= St. Louis City Directories =

St. Louis City Directories listed the residents and businesses of the city of St. Louis, Missouri from 1821 to the 1980s.

==Paxton's St. Louis Directory and Register==
John Paxton published St. Louis' first directory in 1821. It contained the names, occupations, and addresses of heads of household. While this excluded most females, widows were listed by their married names without an occupation. In some instances, females who were presumably heads of household had their names, occupations, and addresses listed. Businesses could be found alphabetized in the residential listing. The directory ended with the constitutions of the United States and Missouri, various legal documents, and a listing of local and state officers. Because Paxton had to number houses and name streets, their alphabetical and numeric names were unique to the work. Surnames, while being faithful to pronunciation, had a variety of different spellings.
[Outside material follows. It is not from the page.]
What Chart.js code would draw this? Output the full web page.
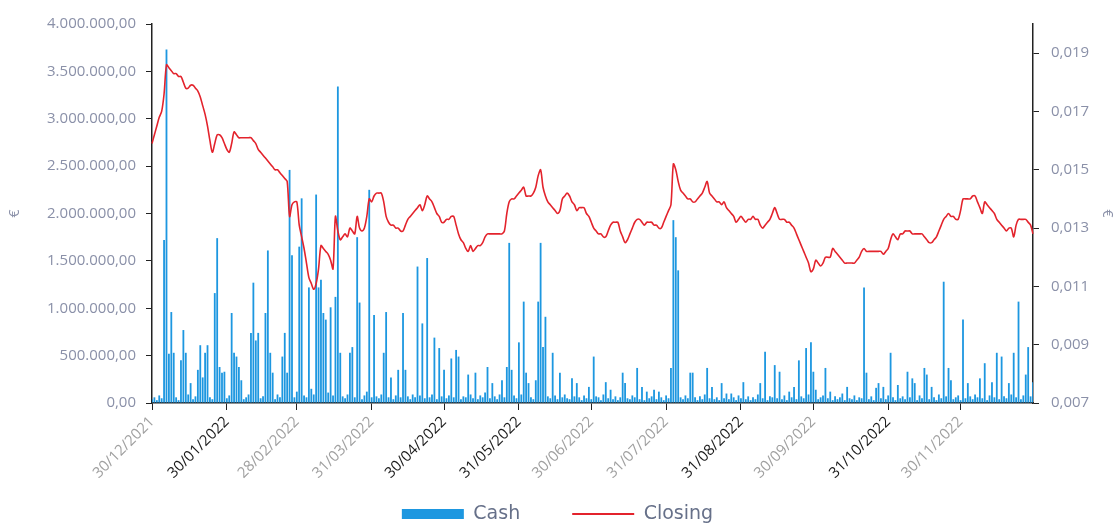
<!DOCTYPE html>
<html>
<head>
<meta charset="utf-8">
<title>Cash / Closing</title>
<script src="https://cdn.jsdelivr.net/npm/chart.js@4.4.1/dist/chart.umd.min.js"></script>
<style>
  html, body { margin: 0; padding: 0; background: #fff; }
  #chart { display: block; }
</style>
</head>
<body>
<canvas id="chart" width="1115" height="524"></canvas>
<script>
// one category per calendar day, 30/12/2021 .. 30/12/2022
const firstDay = Date.UTC(2021, 11, 30);
const dayCount = 366;

// dates that get a label on the x axis
const tickDates = [
    '30/12/2021', '30/01/2022', '28/02/2022', '31/03/2022', '30/04/2022', '31/05/2022',
    '30/06/2022', '31/07/2022', '31/08/2022', '30/09/2022', '31/10/2022', '30/11/2022'
]
const tickColors = [
    '#a0a0a0', '#1a1a1a', '#a0a0a0', '#a0a0a0', '#1a1a1a', '#1a1a1a',
    '#a0a0a0', '#a0a0a0', '#1a1a1a', '#a0a0a0', '#1a1a1a', '#a0a0a0'
]

const rightTicks = [0.007, 0.009, 0.011, 0.013, 0.015, 0.017, 0.019]

// daily cash volume (€), 10 days per row
const cash = [
    40000, 60000, 30000, 80000, 50000, 1720000, 3730000, 520000, 960000, 530000,
    60000, 30000, 450000, 770000, 530000, 90000, 210000, 40000, 70000, 350000,
    610000, 270000, 530000, 610000, 60000, 40000, 1160000, 1740000, 380000, 320000,
    330000, 50000, 80000, 950000, 530000, 490000, 380000, 240000, 40000, 60000,
    90000, 740000, 1270000, 660000, 740000, 50000, 70000, 950000, 1610000, 530000,
    320000, 40000, 90000, 60000, 490000, 740000, 320000, 2460000, 1560000, 60000,
    120000, 1650000, 2160000, 80000, 60000, 1220000, 150000, 90000, 2200000, 1220000,
    1300000, 950000, 880000, 110000, 1010000, 80000, 1120000, 3340000, 530000, 70000,
    50000, 90000, 530000, 590000, 60000, 1750000, 1060000, 40000, 80000, 120000,
    2250000, 60000, 930000, 70000, 50000, 90000, 530000, 960000, 60000, 270000,
    40000, 80000, 350000, 60000, 950000, 350000, 70000, 40000, 90000, 60000,
    1440000, 80000, 840000, 50000, 1530000, 60000, 90000, 690000, 40000, 580000,
    70000, 350000, 50000, 80000, 470000, 60000, 560000, 490000, 40000, 70000,
    60000, 300000, 90000, 50000, 320000, 40000, 80000, 60000, 110000, 380000,
    50000, 210000, 70000, 40000, 90000, 240000, 60000, 380000, 1690000, 350000,
    80000, 50000, 640000, 90000, 1070000, 320000, 210000, 60000, 40000, 240000,
    1070000, 1690000, 590000, 910000, 70000, 50000, 530000, 80000, 40000, 320000,
    60000, 90000, 50000, 40000, 260000, 70000, 210000, 60000, 30000, 80000,
    50000, 170000, 40000, 490000, 70000, 60000, 30000, 90000, 220000, 50000,
    140000, 40000, 70000, 30000, 60000, 320000, 210000, 50000, 40000, 80000,
    60000, 370000, 40000, 170000, 30000, 120000, 50000, 70000, 140000, 40000,
    120000, 60000, 30000, 80000, 50000, 370000, 1930000, 1750000, 1400000, 60000,
    40000, 80000, 50000, 320000, 320000, 60000, 30000, 70000, 40000, 90000,
    370000, 50000, 170000, 40000, 60000, 30000, 210000, 50000, 100000, 40000,
    100000, 60000, 30000, 80000, 50000, 220000, 40000, 70000, 30000, 60000,
    40000, 90000, 210000, 50000, 540000, 30000, 70000, 60000, 400000, 50000,
    330000, 40000, 80000, 30000, 120000, 60000, 170000, 40000, 450000, 70000,
    50000, 580000, 90000, 640000, 330000, 140000, 40000, 60000, 80000, 370000,
    50000, 120000, 30000, 70000, 40000, 60000, 100000, 30000, 170000, 50000,
    40000, 80000, 30000, 60000, 50000, 1220000, 320000, 40000, 70000, 30000,
    160000, 210000, 50000, 170000, 40000, 80000, 530000, 60000, 30000, 190000,
    50000, 70000, 40000, 330000, 60000, 260000, 210000, 30000, 80000, 50000,
    370000, 300000, 40000, 170000, 60000, 30000, 90000, 50000, 1280000, 70000,
    370000, 240000, 40000, 60000, 80000, 30000, 880000, 50000, 210000, 70000,
    40000, 90000, 60000, 260000, 50000, 420000, 30000, 80000, 220000, 60000,
    530000, 40000, 490000, 70000, 50000, 210000, 90000, 530000, 60000, 1070000,
    40000, 80000, 300000, 590000, 70000, 220000
]

// daily closing price (€), 10 days per row
const closing = [
    0.0159, 0.0162, 0.0165, 0.0168, 0.0170, 0.0176, 0.0186, 0.0185, 0.0184, 0.0183,
    0.0183, 0.0182, 0.0182, 0.0180, 0.0178, 0.0178, 0.0179, 0.0179, 0.0178, 0.0177,
    0.0175, 0.0172, 0.0169, 0.0165, 0.0160, 0.0156, 0.0159, 0.0162, 0.0162, 0.0161,
    0.0159, 0.0157, 0.0156, 0.0159, 0.0163, 0.0162, 0.0161, 0.0161, 0.0161, 0.0161,
    0.0161, 0.0161, 0.0160, 0.0159, 0.0157, 0.0156, 0.0155, 0.0154, 0.0153, 0.0152,
    0.0151, 0.0150, 0.0150, 0.0149, 0.0148, 0.0147, 0.0146, 0.0134, 0.0138, 0.0139,
    0.0139, 0.0131, 0.0127, 0.0123, 0.0118, 0.0113, 0.0111, 0.0109, 0.0111, 0.0116,
    0.0124, 0.0123, 0.0122, 0.0121, 0.0119, 0.0116, 0.0134, 0.0129, 0.0126, 0.0127,
    0.0128, 0.0127, 0.0130, 0.0129, 0.0128, 0.0134, 0.0130, 0.0129, 0.0130, 0.0134,
    0.0140, 0.0139, 0.0141, 0.0142, 0.0142, 0.0142, 0.0139, 0.0134, 0.0132, 0.0131,
    0.0131, 0.0130, 0.0130, 0.0129, 0.0129, 0.0131, 0.0133, 0.0134, 0.0135, 0.0136,
    0.0137, 0.0138, 0.0136, 0.0138, 0.0141, 0.0140, 0.0139, 0.0137, 0.0135, 0.0134,
    0.0132, 0.0132, 0.0133, 0.0133, 0.0134, 0.0134, 0.0131, 0.0128, 0.0126, 0.0125,
    0.0123, 0.0122, 0.0124, 0.0122, 0.0123, 0.0124, 0.0124, 0.0125, 0.0127, 0.0128,
    0.0128, 0.0128, 0.0128, 0.0128, 0.0128, 0.0128, 0.0129, 0.0135, 0.0139, 0.0140,
    0.0140, 0.0141, 0.0142, 0.0143, 0.0144, 0.0141, 0.0141, 0.0141, 0.0142, 0.0144,
    0.0148, 0.0150, 0.0144, 0.0141, 0.0139, 0.0138, 0.0137, 0.0136, 0.0135, 0.0136,
    0.0140, 0.0141, 0.0142, 0.0141, 0.0139, 0.0138, 0.0136, 0.0137, 0.0137, 0.0137,
    0.0135, 0.0134, 0.0132, 0.0130, 0.0129, 0.0128, 0.0128, 0.0127, 0.0127, 0.0129,
    0.0131, 0.0132, 0.0132, 0.0132, 0.0129, 0.0127, 0.0125, 0.0126, 0.0128, 0.0130,
    0.0132, 0.0133, 0.0133, 0.0132, 0.0131, 0.0132, 0.0132, 0.0132, 0.0131, 0.0131,
    0.0130, 0.0130, 0.0132, 0.0134, 0.0136, 0.0138, 0.0152, 0.0150, 0.0146, 0.0143,
    0.0142, 0.0141, 0.0140, 0.0140, 0.0139, 0.0139, 0.0140, 0.0141, 0.0142, 0.0144,
    0.0146, 0.0142, 0.0141, 0.0140, 0.0139, 0.0139, 0.0138, 0.0139, 0.0137, 0.0136,
    0.0135, 0.0134, 0.0132, 0.0133, 0.0134, 0.0133, 0.0132, 0.0133, 0.0133, 0.0134,
    0.0133, 0.0133, 0.0131, 0.0130, 0.0131, 0.0132, 0.0133, 0.0135, 0.0137, 0.0135,
    0.0133, 0.0133, 0.0133, 0.0132, 0.0132, 0.0131, 0.0130, 0.0128, 0.0126, 0.0124,
    0.0122, 0.0120, 0.0118, 0.0115, 0.0116, 0.0119, 0.0118, 0.0117, 0.0118, 0.0120,
    0.0120, 0.0120, 0.0123, 0.0122, 0.0121, 0.0120, 0.0119, 0.0118, 0.0118, 0.0118,
    0.0118, 0.0118, 0.0119, 0.0120, 0.0122, 0.0123, 0.0122, 0.0122, 0.0122, 0.0122,
    0.0122, 0.0122, 0.0122, 0.0121, 0.0122, 0.0123, 0.0126, 0.0128, 0.0127, 0.0126,
    0.0128, 0.0128, 0.0129, 0.0129, 0.0129, 0.0128, 0.0128, 0.0128, 0.0128, 0.0128,
    0.0127, 0.0126, 0.0125, 0.0125, 0.0126, 0.0127, 0.0129, 0.0131, 0.0133, 0.0134,
    0.0135, 0.0134, 0.0134, 0.0133, 0.0133, 0.0136, 0.0140, 0.0140, 0.0140, 0.0140,
    0.0141, 0.0141, 0.0139, 0.0137, 0.0135, 0.0139, 0.0138, 0.0137, 0.0136, 0.0135,
    0.0133, 0.0132, 0.0131, 0.0130, 0.0129, 0.0130, 0.0130, 0.0127, 0.0131, 0.0133,
    0.0133, 0.0133, 0.0133, 0.0132, 0.0131, 0.0128
]

function pad2(n) {
    return (n < 10 ? '0' : '') + n
}

let days = []
for (let i = 0; i < dayCount; i++) {
    const d = new Date(firstDay + i * 86400000)
    days.push(pad2(d.getUTCDate()) + '/' + pad2(d.getUTCMonth() + 1) + '/' + d.getUTCFullYear())
}

// 4000000 -> "4.000.000,00"
function formatMoney(v) {
    const parts = v.toFixed(2).split('.')
    return parts[0].replace(/\B(?=(\d{3})+(?!\d))/g, '.') + ',' + parts[1]
}

const axisColor = '#222222'
const labelGrey = '#8a90a8'

// the legend needs wide gaps between items but has to sit close to the axis labels,
// so after layout it is pulled up over the lower part of the x axis box
const legendLift = {
    id: 'legendLift',
    afterLayout(chart) {
        const lg = chart.legend
        lg.top = 452.5
        lg.bottom = lg.top + lg.height
    }
}

const ctx = document.getElementById('chart').getContext('2d')
const myChart = new Chart(ctx, {
    type: 'bar',
    data: {
        labels: days,
        datasets: [{
            label: 'Cash',
            data: cash,
            yAxisID: 'y',
            order: 1,
            backgroundColor: '#1d97e0',
            borderWidth: 0,
            barPercentage: 0.75,
            categoryPercentage: 1.0
        }, {
            type: 'line',
            label: 'Closing',
            data: closing,
            yAxisID: 'y1',
            order: 0,
            borderColor: '#e3232c',
            backgroundColor: '#e3232c',
            borderWidth: 1.6,
            pointRadius: 0,
            tension: 0.3,
            fill: false
        }]
    },
    plugins: [legendLift],
    options: {
        responsive: false,
        animation: false,
        devicePixelRatio: 1,
        layout: {
            padding: { top: 24, left: 0, right: 0, bottom: -55 }
        },
        plugins: {
            tooltip: { enabled: false },
            legend: {
                position: 'bottom',
                labels: {
                    usePointStyle: true,
                    pointStyleWidth: 62,
                    boxHeight: 10,
                    padding: 52,
                    color: '#667089',
                    font: { family: 'DejaVu Sans', size: 19 },
                    sort: (a, b) => a.datasetIndex - b.datasetIndex,
                    generateLabels: chart => {
                        const items = Chart.defaults.plugins.legend.labels.generateLabels(chart)
                        items.forEach(item => {
                            if (item.datasetIndex === 0) {
                                item.pointStyle = 'rect'
                            } else {
                                item.pointStyle = 'line'
                                item.lineWidth = 2
                            }
                        })
                        return items
                    }
                }
            }
        },
        scales: {
            x: {
                type: 'category',
                offset: false,
                grid: { offset: false, drawOnChartArea: false, tickLength: 7, color: axisColor },
                border: { color: axisColor, width: 1.5 },
                ticks: {
                    autoSkip: false,
                    minRotation: 45,
                    maxRotation: 45,
                    padding: 3,
                    font: { family: 'Open Sans', size: 15 },
                    color: c => tickColors[c.index] || labelGrey
                },
                afterBuildTicks: axis => {
                    axis.ticks = axis.ticks.filter(t => tickDates.includes(days[t.value]))
                },
                afterFit: axis => { axis.height = 95 }
            },
            y: {
                position: 'left',
                min: 0,
                max: 4000000,
                ticks: {
                    stepSize: 500000,
                    padding: 10,
                    color: labelGrey,
                    font: { family: 'Open Sans', size: 15 },
                    callback: v => formatMoney(v)
                },
                grid: { drawOnChartArea: false, tickLength: 6, color: axisColor },
                border: { color: axisColor, width: 1.5 },
                title: {
                    display: true,
                    text: '€',
                    color: labelGrey,
                    font: { family: 'Open Sans', size: 14 },
                    padding: { top: 7, bottom: 0 }
                },
                afterFit: axis => { axis.width = 152 }
            },
            y1: {
                position: 'right',
                min: 0.007,
                max: 0.020,
                afterBuildTicks: axis => {
                    axis.ticks = rightTicks.map(v => ({ value: v }))
                },
                ticks: {
                    padding: 12,
                    color: labelGrey,
                    font: { family: 'Open Sans', size: 15 },
                    callback: v => v.toFixed(3).replace('.', ',')
                },
                grid: { drawOnChartArea: false, tickLength: 6, color: axisColor },
                border: { color: axisColor, width: 1.5 },
                title: {
                    display: true,
                    text: '€',
                    color: labelGrey,
                    font: { family: 'Open Sans', size: 14 },
                    padding: { top: 0, bottom: 0 }
                },
                afterFit: axis => { axis.width = 82 }
            }
        }
    }
});
</script>
</body>
</html>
==Antebellum City Directories==
Charles Keemle compiled and published the first series of directories for St. Louis from 1836 to 1841 known as Keemle's St. Louis Directory. They contained residential and business directories, advertising directories, and statistical information related to government officers and services, tariffs, postage rates, insurance carriers, social societies and organizations. Male heads of household were listed by name, occupation, and address. When females were listed, they appeared as either widows without an occupation or as Miss or Mrs. with an occupation and address listed. In some instances, a female would be listed with only her name and address. African American residents of both genders were identified with the abbreviation "col’d", mostly in conjunction with their occupations. The spelling of surnames could vary widely.

Other directories of the 1840s and 50s were produced by several different enterprising businessmen attempting to establish successful directory publishing businesses in St. Louis similar to the one David Gould started in the 1870s. Due to the number of publishers their content varies, but they all followed a similar form. They provided a sketch of St. Louis, both a historical and a contemporary account, a list of civic and social institutions, along with a list of the names, occupations, and addresses of male heads of households.
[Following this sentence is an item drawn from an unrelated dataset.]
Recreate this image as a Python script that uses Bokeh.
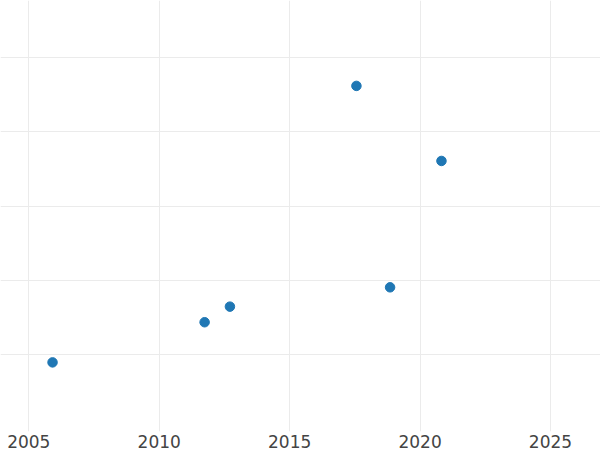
from bokeh.plotting import figure
from bokeh.models import FixedTicker, Range1d, ColumnDataSource
from bokeh.embed import file_html
from bokeh.resources import INLINE

# Data
years = [2005.91, 2011.74, 2012.71, 2017.56, 2018.85, 2020.82]
values = [0.90, 1.44, 1.65, 4.62, 1.91, 3.61]

x_ticks = [2005, 2010, 2015, 2020, 2025]
y_ticks = [1, 2, 3, 4, 5]

source = ColumnDataSource(data=dict(x=years, y=values))

p = figure(
    width=600, height=450,
    output_backend="svg", toolbar_location=None,
    x_range=Range1d(2003.915, 2026.917),
    y_range=Range1d(-0.03, 5.769),
    min_border_left=0, min_border_right=0, min_border_top=0, min_border_bottom=0,
)

p.scatter("x", "y", source=source, size=9.5, color="#1f77b4", line_color="#1f77b4")

p.outline_line_color = None
p.background_fill_color = "white"
p.border_fill_color = "white"

p.xaxis.ticker = FixedTicker(ticks=x_ticks)
p.yaxis.ticker = FixedTicker(ticks=y_ticks)
p.yaxis.visible = False

p.xaxis.axis_line_color = None
p.xaxis.major_tick_line_color = None
p.xaxis.minor_tick_line_color = None
p.xaxis.major_tick_out = 0
p.xaxis.major_tick_in = 0
p.xaxis.major_label_standoff = 3
p.xaxis.major_label_text_font = "DejaVu Sans"
p.xaxis.major_label_text_font_size = "17px"
p.xaxis.major_label_text_color = "#444444"

p.xgrid.grid_line_color = "#ebebeb"
p.ygrid.grid_line_color = "#ebebeb"
p.xgrid.grid_line_width = 1
p.ygrid.grid_line_width = 1

open("out.html", "w").write(file_html(p, INLINE))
==Edwards' Annual Directory==
Richard Edwards edited and published Edwards’ Annual Directory for St. Louis from 1864 to 1872. All of Edwards’ directories followed an established form and contained residential and business listings, civic and social listings, as well as introductory material describing historical and contemporary St. Louis. Male heads of household are listed by name along with their address and occupation, and in some instances, females, mostly widows, were listed.

==The Gould Directory Company==
David Gould began publishing St. Louis' most successful series of city directories in 1872. The Gould's St. Louis City Directory followed a similar form to Edwards' Annual Directory by opening with an introduction featuring current population and financial statistics followed by an index to advertisements, a street and avenue directory, city directory, business directory, and ending with an appendix of useful information. They listed residents alphabetically by surname with their address and occupation. Male heads of households were the dominant entry. In the 1870s, females were primarily listed as widows, but by the 1890s, it becomes more common to find them listed by their name and occupation. Businesses were listed alphabetically under classified headings and in the residential directory.
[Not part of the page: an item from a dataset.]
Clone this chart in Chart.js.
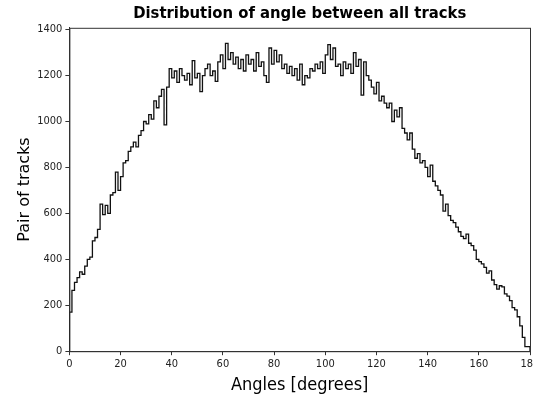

===Gould's Blue Book for the City of St. Louis===
Elite directories contained the names and addresses of the most prominent citizens in the St. Louis region. Gould's Blue Books became the primary resource in that genre, and through their long run, they maintained a consistency in presentation and content. The most common features included residential listings arranged alphabetically and by street for St. Louis City and alphabetical listings for St. Louis County along its main railroad lines, as well as listings for St. Charles County in Missouri, and Madison and Macoupin Counties in Illinois. They also contained shopping guides and rules for proper social etiquette. They also listed social organizations and their members.

===Gould's Red Book for the City of St. Louis===
Gould's Red Book replaced the earlier publication of Gould's Commercial Register and featured business listings and advertisements without residential listings. They contained business listings or advertisements for the city of St. Louis. Most of these directories either complemented residential directories produced for the same year or filled in gaps for years residential directories were not published for St. Louis.

===Gould's Red-Blue Book for the City of St. Louis===
The Red and Blue books stopped being published in 1916 and emerged in 1918 as a combined publication known as Gould's Red-Blue Book.

==R. L. Polk & Company Acquisition==
The Gould Directory Company was taken over by the R. L. Polk & Company of Detroit, Michigan.